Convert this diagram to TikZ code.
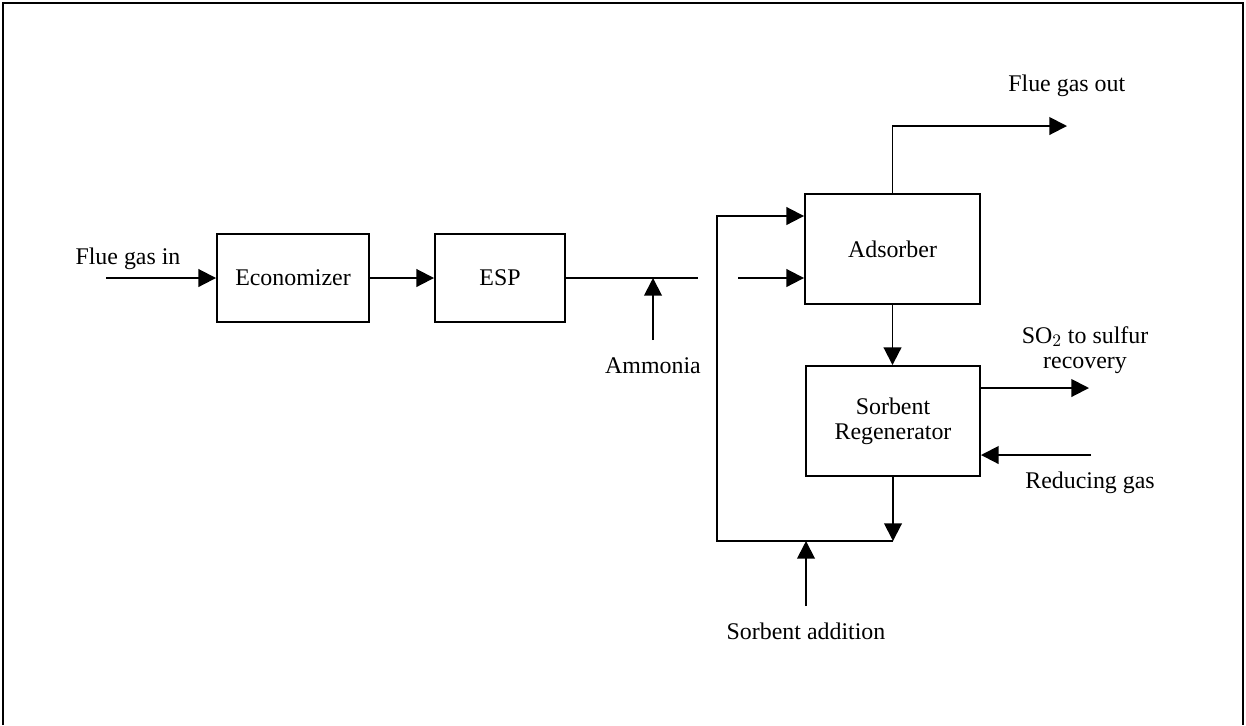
\documentclass[tikz,border=0pt]{standalone}
\usepackage{fontspec}
\setmainfont{Liberation Serif}
\usepackage{tikz}
\usetikzlibrary{arrows.meta,positioning,calc}

\begin{document}
\begin{tikzpicture}[x=0.02cm, y=-0.02cm, >={Triangle[length=10pt,width=10pt]}]
        \tikzset{unit/.style={rectangle, draw, line width=1.1pt, align=center, minimum height=1.76cm, inner sep=0pt},
                 flow/.style={->, line width=1.1pt},
                 lbl/.style={align=center, inner sep=0pt, font=\fontsize{13.6}{14}\selectfont}}
        \useasboundingbox (0,0) rectangle (1246,725);
        \draw[line width=1.5pt] (3,725) -- (3,3) -- (1243,3) -- (1243,725);
        % process units
        \node[unit, lbl, minimum height=1.76cm, minimum width=3.04cm] (econ) at (293,278) {Economizer};
        \node[unit, lbl, minimum height=1.76cm, minimum width=2.6cm] (esp) at (500,278) {ESP};
        \node[unit, lbl, minimum height=2.2cm, minimum width=3.5cm] (ads) at (892.5,249) {Adsorber};
        \node[unit, lbl, minimum height=2.2cm, minimum width=3.48cm] (regen) at (893,421) {Sorbent\\Regenerator};
        % stream labels
        \node[lbl] (fgin) at (128,259) {Flue gas in};
        \node[lbl] (amm) at (653,366) {Ammonia};
        \node[lbl, anchor=west] (fgout) at (1008,86) {Flue gas out};
        \node[lbl, font=\fontsize{13.6}{14.5}\selectfont] (so2lbl) at (1085,350) {SO$_2$ to sulfur\\recovery};
        \node[lbl] (redlbl) at (1090,483) {Reducing gas};
        \node[lbl] (sorb) at (806,631) {Sorbent addition};
        % free ends
        \coordinate (in0) at (106,278);
        \coordinate (espout) at (698,278);
        \coordinate (amm0) at (653,340);
        \coordinate (amm1) at (653,278);
        \coordinate (gap0) at (738,278);
        \coordinate (looptop) at (717,216);
        \coordinate (loopbl) at (717,541);
        \coordinate (loopbr) at (893,541);
        \coordinate (sorb0) at (806,606);
        \coordinate (outend) at (1067,126);
        \coordinate (so2end) at (1089,388);
        \coordinate (red0) at (1091,455);
        % streams
        \draw[flow] (in0) -- (econ);
        \draw[flow] (econ) -- (esp);
        \draw[line width=1.1pt] (esp) -- (espout);
        \draw[flow] (amm0) -- (amm1);
        \draw[flow] (gap0) -- (gap0 -| ads.west);
        \draw[flow] (loopbr) -- (loopbl) -- (looptop) -- (looptop -| ads.west);
        \draw[flow] (regen.south) -- (loopbr);
        \draw[flow] (sorb0) -- (sorb0 |- loopbl);
        \draw[flow] (ads.south) -- (ads.south |- regen.north);
        \draw[flow] (ads.north) |- (outend);
        \draw[flow] (so2end -| regen.east) -- (so2end);
        \draw[flow] (red0) -- (red0 -| regen.east);
    \end{tikzpicture}
\end{document}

━━━━━━━━━━

WHAT YOU SHOULD DO >>
Reproduce all of the material above word for word. Omit the pictures.

EXERCISE RESULT >>
Convert this diagram to TikZ code.
\documentclass[tikz,border=0pt]{standalone}
\usepackage{fontspec}
\setmainfont{Liberation Serif}
\usepackage{tikz}
\usetikzlibrary{arrows.meta,positioning,calc}

\begin{document}
\begin{tikzpicture}[x=0.02cm, y=-0.02cm, >={Triangle[length=10pt,width=10pt]}]
        \tikzset{unit/.style={rectangle, draw, line width=1.1pt, align=center, minimum height=1.76cm, inner sep=0pt},
                 flow/.style={->, line width=1.1pt},
                 lbl/.style={align=center, inner sep=0pt, font=\fontsize{13.6}{14}\selectfont}}
        \useasboundingbox (0,0) rectangle (1246,725);
        \draw[line width=1.5pt] (3,725) -- (3,3) -- (1243,3) -- (1243,725);
        % process units
        \node[unit, lbl, minimum height=1.76cm, minimum width=3.04cm] (econ) at (293,278) {Economizer};
        \node[unit, lbl, minimum height=1.76cm, minimum width=2.6cm] (esp) at (500,278) {ESP};
        \node[unit, lbl, minimum height=2.2cm, minimum width=3.5cm] (ads) at (892.5,249) {Adsorber};
        \node[unit, lbl, minimum height=2.2cm, minimum width=3.48cm] (regen) at (893,421) {Sorbent\\Regenerator};
        % stream labels
        \node[lbl] (fgin) at (128,259) {Flue gas in};
        \node[lbl] (amm) at (653,366) {Ammonia};
        \node[lbl, anchor=west] (fgout) at (1008,86) {Flue gas out};
        \node[lbl, font=\fontsize{13.6}{14.5}\selectfont] (so2lbl) at (1085,350) {SO$_2$ to sulfur\\recovery};
        \node[lbl] (redlbl) at (1090,483) {Reducing gas};
        \node[lbl] (sorb) at (806,631) {Sorbent addition};
        % free ends
        \coordinate (in0) at (106,278);
        \coordinate (espout) at (698,278);
        \coordinate (amm0) at (653,340);
        \coordinate (amm1) at (653,278);
        \coordinate (gap0) at (738,278);
        \coordinate (looptop) at (717,216);
        \coordinate (loopbl) at (717,541);
        \coordinate (loopbr) at (893,541);
        \coordinate (sorb0) at (806,606);
        \coordinate (outend) at (1067,126);
        \coordinate (so2end) at (1089,388);
        \coordinate (red0) at (1091,455);
        % streams
        \draw[flow] (in0) -- (econ);
        \draw[flow] (econ) -- (esp);
        \draw[line width=1.1pt] (esp) -- (espout);
        \draw[flow] (amm0) -- (amm1);
        \draw[flow] (gap0) -- (gap0 -| ads.west);
        \draw[flow] (loopbr) -- (loopbl) -- (looptop) -- (looptop -| ads.west);
        \draw[flow] (regen.south) -- (loopbr);
        \draw[flow] (sorb0) -- (sorb0 |- loopbl);
        \draw[flow] (ads.south) -- (ads.south |- regen.north);
        \draw[flow] (ads.north) |- (outend);
        \draw[flow] (so2end -| regen.east) -- (so2end);
        \draw[flow] (red0) -- (red0 -| regen.east);
    \end{tikzpicture}
\end{document}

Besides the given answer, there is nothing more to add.